Sensible withdrawal strategy key for drawdown 

 
 

“The key to making drawdown work is to carefully consider the sustainability of your withdrawal plan, understand and be comfortable with the risks you are taking, and review your strategy regularly, ideally with a regulated adviser. If your investments hit the skids, particularly in the early years of retirement, you might need to tighten your belt to keep your withdrawals on a sustainable path. 

“Similarly, if your investments deliver large returns then you might be able to withdraw a bit more. But for drawdown to work, you need to stay engaged – sticking your head in the sand and hoping for the best is not an option. 

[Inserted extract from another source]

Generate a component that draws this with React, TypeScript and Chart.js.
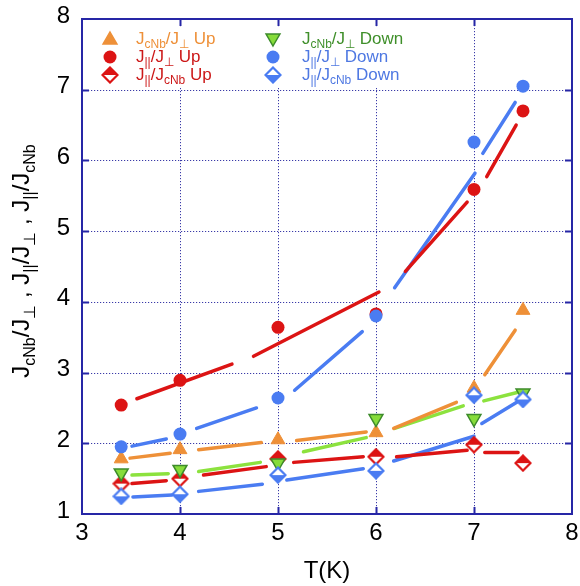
import React, { useEffect, useRef } from 'react';
import { Chart, registerables } from 'chart.js';

Chart.register(...registerables);

// ---------- data ----------
const temps = [3.4, 4, 5, 6, 7, 7.5];
const jcnbPerpUp = [1.78, 1.91, 2.05, 2.15, 2.78, 3.88];
const jparPerpUp = [2.54, 2.89, 3.64, 3.83, 5.59, 6.7];
const jparCnbUp = [1.43, 1.5, 1.78, 1.81, 1.98, 1.72];
const jcnbPerpDown = [1.58, 1.63, 1.72, 2.35, 2.35, 2.71];
const jparPerpDown = [1.95, 2.13, 2.64, 3.8, 6.26, 7.05];
const jparCnbDown = [1.25, 1.28, 1.55, 1.61, 2.68, 2.62];

// fitted guide-line segments [x1, y1, x2, y2]
const fitJcnbPerpUp = [[3.49, 1.79, 3.9, 1.86], [4.19, 1.91, 4.83, 2.01], [5.19, 2.04, 5.9, 2.16], [6.18, 2.21, 6.82, 2.58], [7.11, 2.97, 7.42, 3.6]];
const fitJparPerpUp = [[3.56, 2.63, 4.53, 3.12], [4.75, 3.23, 6.03, 4.14], [6.3, 4.43, 6.93, 5.41], [7.13, 5.77, 7.43, 6.5]];
const fitJparCnbUp = [[3.51, 1.43, 3.86, 1.47], [4.24, 1.55, 4.88, 1.67], [5.16, 1.73, 5.87, 1.81], [6.21, 1.81, 6.93, 1.9], [7.11, 1.87, 7.45, 1.87]];
const fitJcnbPerpDown = [[3.51, 1.55, 3.88, 1.57], [4.19, 1.6, 4.82, 1.73], [5.26, 1.88, 5.9, 2.08], [6.19, 2.21, 6.89, 2.53], [7.1, 2.6, 7.5, 2.74]];
const fitJparPerpDown = [[3.51, 1.96, 3.86, 2.06], [4.17, 2.21, 4.78, 2.5], [5.17, 2.75, 5.86, 3.58], [6.19, 4.2, 7.01, 5.82], [7.09, 6.1, 7.42, 6.82]];
const fitJparCnbDown = [[3.52, 1.24, 3.92, 1.27], [4.19, 1.32, 4.84, 1.42], [5.09, 1.48, 5.87, 1.64], [6.18, 1.75, 7.0, 2.1], [7.08, 2.28, 7.47, 2.61]];

const xTicks = [3, 4, 5, 6, 7, 8];
const yTicks = [1, 2, 3, 4, 5, 6, 7, 8];

// ---------- styles ----------
const FONT = '"Liberation Sans", Arial, Helvetica, sans-serif';
const ORANGE = '#EE9038';
const RED = '#DC1414';
const GREEN_FILL = '#86DC3A';
const GREEN_EDGE = '#3D8B2B';
const GREEN_LINE = '#8CE23E';
const BLUE = '#4A7CF2';
const AXIS = '#2626A6';
const GRID = '#3A3AA8';

type Part = { t: string; sub?: boolean };

function drawRich(ctx: CanvasRenderingContext2D, parts: Part[], x: number, y: number, size: number, subSize: number, color: string, align: 'left' | 'center') {
  let w = 0;
  for (const p of parts) {
    ctx.font = `${p.sub ? subSize : size}px ${FONT}`;
    w += ctx.measureText(p.t).width;
  }
  let cx = align === 'center' ? x - w / 2 : x;
  ctx.fillStyle = color;
  ctx.textAlign = 'left';
  ctx.textBaseline = 'alphabetic';
  for (const p of parts) {
    ctx.font = `${p.sub ? subSize : size}px ${FONT}`;
    ctx.fillText(p.t, cx, p.sub ? y + size * 0.24 : y);
    cx += ctx.measureText(p.t).width;
  }
}

function makeDiamond(color: string, topFilled: boolean): HTMLCanvasElement {
  const s = 18;
  const c = document.createElement('canvas');
  c.width = s;
  c.height = s;
  const g = c.getContext('2d')!;
  const m = s / 2;
  const h = 7.5;
  const path = () => {
    g.beginPath();
    g.moveTo(m, m - h);
    g.lineTo(m + h, m);
    g.lineTo(m, m + h);
    g.lineTo(m - h, m);
    g.closePath();
  };
  path();
  g.fillStyle = '#fff';
  g.fill();
  g.beginPath();
  if (topFilled) {
    g.moveTo(m, m - h);
    g.lineTo(m + h, m);
    g.lineTo(m - h, m);
  } else {
    g.moveTo(m, m + h);
    g.lineTo(m + h, m);
    g.lineTo(m - h, m);
  }
  g.closePath();
  g.fillStyle = color;
  g.fill();
  path();
  g.lineWidth = 2.2;
  g.strokeStyle = color;
  g.stroke();
  return c;
}

function segData(segs: number[][]) {
  const out: { x: number; y: number | null }[] = [];
  segs.forEach((s, i) => {
    if (i > 0) out.push({ x: (segs[i - 1][2] + s[0]) / 2, y: null });
    out.push({ x: s[0], y: s[1] }, { x: s[2], y: s[3] });
  });
  return out;
}

function pts(vals: number[]) {
  return temps.map((t, i) => ({ x: t, y: vals[i] }));
}

function drawTri(ctx: CanvasRenderingContext2D, x: number, y: number, r: number, down: boolean, fill: string, edge: string) {
  const s = down ? -1 : 1;
  ctx.beginPath();
  ctx.moveTo(x, y - s * r);
  ctx.lineTo(x + r * 0.866, y + s * r * 0.5);
  ctx.lineTo(x - r * 0.866, y + s * r * 0.5);
  ctx.closePath();
  ctx.fillStyle = fill;
  ctx.fill();
  ctx.lineWidth = 1.5;
  ctx.strokeStyle = edge;
  ctx.stroke();
}

export default function App() {
  const ref = useRef<HTMLCanvasElement>(null);

  useEffect(() => {
    if (!ref.current) return;
    const redDiamond = makeDiamond(RED, true);
    const blueDiamond = makeDiamond(BLUE, false);

    const J = (t: string): Part => ({ t });
    const S = (t: string): Part => ({ t, sub: true });
    const legendRows: { parts: Part[]; color: string; marker: (ctx: CanvasRenderingContext2D, x: number, y: number) => void }[][] = [
      [
        { parts: [J('J'), S('cNb'), J('/J'), S('⊥'), J(' Up')], color: ORANGE, marker: (c, x, y) => drawTri(c, x, y + 1, 8, false, ORANGE, ORANGE) },
        { parts: [J('J'), S('||'), J('/J'), S('⊥'), J(' Up')], color: '#CC1818', marker: (c, x, y) => { c.beginPath(); c.arc(x, y, 6.5, 0, Math.PI * 2); c.fillStyle = RED; c.fill(); } },
        { parts: [J('J'), S('||'), J('/J'), S('cNb'), J(' Up')], color: '#CC1818', marker: (c, x, y) => c.drawImage(redDiamond, x - 9, y - 9) },
      ],
      [
        { parts: [J('J'), S('cNb'), J('/J'), S('⊥'), J(' Down')], color: '#3F8F2A', marker: (c, x, y) => drawTri(c, x, y - 1, 8, true, GREEN_FILL, GREEN_EDGE) },
        { parts: [J('J'), S('||'), J('/J'), S('⊥'), J(' Down')], color: '#4E78E2', marker: (c, x, y) => { c.beginPath(); c.arc(x, y, 6.5, 0, Math.PI * 2); c.fillStyle = BLUE; c.fill(); } },
        { parts: [J('J'), S('||'), J('/J'), S('cNb'), J(' Down')], color: '#4E78E2', marker: (c, x, y) => c.drawImage(blueDiamond, x - 9, y - 9) },
      ],
    ];

    const decor = {
      id: 'decor',
      beforeDatasetsDraw(chart: any) {
        const { ctx, chartArea: a, scales } = chart;
        const xs = scales.x;
        const ys = scales.y;
        ctx.save();
        ctx.strokeStyle = GRID;
        ctx.lineWidth = 1;
        ctx.setLineDash([1.2, 1.8]);
        xTicks.slice(1, -1).forEach((v) => {
          const px = Math.round(xs.getPixelForValue(v)) + 0.5;
          ctx.beginPath();
          ctx.moveTo(px, a.top);
          ctx.lineTo(px, a.bottom);
          ctx.stroke();
        });
        yTicks.slice(1, -1).forEach((v) => {
          const py = Math.round(ys.getPixelForValue(v)) + 0.5;
          ctx.beginPath();
          ctx.moveTo(a.left, py);
          ctx.lineTo(a.right, py);
          ctx.stroke();
        });
        ctx.setLineDash([]);
        ctx.fillStyle = '#fff';
        ctx.fillRect(a.left + 2, a.top + 8, 372, 61);
        ctx.restore();
      },
      afterDatasetsDraw(chart: any) {
        const { ctx, chartArea: a, scales } = chart;
        const xs = scales.x;
        const ys = scales.y;
        ctx.save();
        ctx.strokeStyle = AXIS;
        ctx.lineWidth = 2;
        ctx.strokeRect(a.left, a.top, a.right - a.left, a.bottom - a.top);
        const tl = 7;
        xTicks.slice(1, -1).forEach((v) => {
          const px = Math.round(xs.getPixelForValue(v)) + 0.5;
          ctx.beginPath();
          ctx.moveTo(px, a.bottom);
          ctx.lineTo(px, a.bottom - tl);
          ctx.moveTo(px, a.top);
          ctx.lineTo(px, a.top + tl);
          ctx.stroke();
        });
        yTicks.slice(1, -1).forEach((v) => {
          const py = Math.round(ys.getPixelForValue(v)) + 0.5;
          ctx.beginPath();
          ctx.moveTo(a.left, py);
          ctx.lineTo(a.left + tl, py);
          ctx.moveTo(a.right, py);
          ctx.lineTo(a.right - tl, py);
          ctx.stroke();
        });

        // legend
        const colX = [[a.left + 28, a.left + 54], [a.left + 191, a.left + 220]];
        const rowY = [a.top + 25, a.top + 43, a.top + 61];
        legendRows.forEach((col, ci) => {
          col.forEach((row, ri) => {
            row.marker(ctx, colX[ci][0], rowY[ri] - 5);
            drawRich(ctx, row.parts, colX[ci][1], rowY[ri], 17, 12, row.color, 'left');
          });
        });

        // axis titles
        ctx.fillStyle = '#000';
        ctx.font = `24px ${FONT}`;
        ctx.textAlign = 'center';
        ctx.textBaseline = 'alphabetic';
        ctx.fillText('T(K)', (a.left + a.right) / 2, 578);

        ctx.translate(29, 261);
        ctx.rotate(-Math.PI / 2);
        drawRich(
          ctx,
          [J('J'), S('cNb'), J('/J'), S('⊥'), J(' , J'), S('||'), J('/J'), S('⊥'), J(' , J'), S('||'), J('/J'), S('cNb')],
          0, 0, 24, 16, '#000', 'center'
        );
        ctx.restore();
      },
    };

    const lineDs = (segs: number[][], color: string) => ({
      data: segData(segs),
      borderColor: color,
      backgroundColor: color,
      borderWidth: 3.5,
      borderCapStyle: 'round' as const,
      pointRadius: 0,
      showLine: true,
      spanGaps: false,
      order: 20,
    });

    const chart = new Chart(ref.current, {
      type: 'line',
      data: {
        datasets: [
          lineDs(fitJcnbPerpUp, ORANGE),
          lineDs(fitJparPerpUp, RED),
          lineDs(fitJparCnbUp, RED),
          lineDs(fitJcnbPerpDown, GREEN_LINE),
          lineDs(fitJparPerpDown, BLUE),
          lineDs(fitJparCnbDown, BLUE),
          { data: pts(jcnbPerpUp), showLine: false, pointStyle: 'triangle', pointRadius: 8, pointBackgroundColor: ORANGE, pointBorderColor: ORANGE, pointBorderWidth: 1, order: 6 },
          { data: pts(jparPerpUp), showLine: false, pointStyle: 'circle', pointRadius: 6.5, pointBackgroundColor: RED, pointBorderColor: RED, pointBorderWidth: 0, order: 5 },
          { data: pts(jparCnbUp), showLine: false, pointStyle: redDiamond, pointRadius: 9, order: 4 },
          { data: pts(jcnbPerpDown), showLine: false, pointStyle: 'triangle', pointRotation: 180, pointRadius: 8, pointBackgroundColor: GREEN_FILL, pointBorderColor: GREEN_EDGE, pointBorderWidth: 1.5, order: 3 },
          { data: pts(jparPerpDown), showLine: false, pointStyle: 'circle', pointRadius: 6.5, pointBackgroundColor: BLUE, pointBorderColor: BLUE, pointBorderWidth: 0, order: 2 },
          { data: pts(jparCnbDown), showLine: false, pointStyle: blueDiamond, pointRadius: 9, order: 1 },
        ] as any,
      },
      options: {
        animation: false,
        responsive: false,
        events: [],
        layout: { padding: { top: 19, right: 8, left: 0, bottom: 0 }, autoPadding: false } as any,
        plugins: { legend: { display: false }, tooltip: { enabled: false } },
        scales: {
          x: {
            type: 'linear',
            min: 3,
            max: 8,
            grid: { display: false, drawTicks: false },
            border: { display: false },
            afterBuildTicks: (s: any) => { s.ticks = xTicks.map((v) => ({ value: v })); },
            afterFit: (s: any) => { s.height = 72; s.paddingLeft = 0; s.paddingRight = 0; s.paddingTop = 0; s.paddingBottom = 0; },
            ticks: { color: '#000', padding: 5, font: { family: FONT, size: 24 }, maxRotation: 0 },
          },
          y: {
            type: 'linear',
            min: 1,
            max: 8,
            grid: { display: false, drawTicks: false },
            border: { display: false },
            afterBuildTicks: (s: any) => { s.ticks = yTicks.map((v) => ({ value: v })); },
            afterFit: (s: any) => { s.width = 82; s.paddingTop = 0; s.paddingBottom = 0; s.paddingLeft = 0; s.paddingRight = 0; },
            ticks: { color: '#000', padding: 12, labelOffset: -3, font: { family: FONT, size: 24 } },
          },
        },
      } as any,
      plugins: [decor],
    });
    return () => chart.destroy();
  }, []);

  return (
    <div style={{ position: 'fixed', left: 0, top: 0, width: 580, height: 586, background: '#fff' }}>
      <canvas ref={ref} width={580} height={586} style={{ display: 'block' }} />
    </div>
  );
}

“As a very rough guide, experts usually say a healthy 66-year-old can safely withdraw between 3-4% of the value of their fund each year and be confident it will last throughout their retirement. But what is sustainable will vary from person to person, depending on their individual circumstances.” 

 
 

Tax consequences 

“You should also carefully consider the tax impacts of the drawdown decisions you make. Taking a large withdrawal from your pension could result in you being hit with an unnecessary tax bill that could be avoided by steadily drip-feeding withdrawals. The risk of being dragged into higher tax bands has been increased by the government’s deep freeze of income tax thresholds.  

“Furthermore, accessing taxable income from your pension flexibly will trigger the ‘money purchase annual allowance’, lowering your annual allowance from £60,000 to £10,000 and revoking your ability to ‘carry forward’ up to three years’ unused allowances from the three previous tax years. 

 
 

“One final major tax consideration for many people is passing money onto loved ones. Pensions are extremely tax efficient in this regard and, if you die before age 75, can be passed on completely tax-free to your nominated beneficiaries. If you die after age 75, meanwhile, any money bequeathed will be taxed in the same way as income. This means in lots of circumstances, from an inheritance tax perspective, it can make sense for your retirement pot to be the last asset you touch.”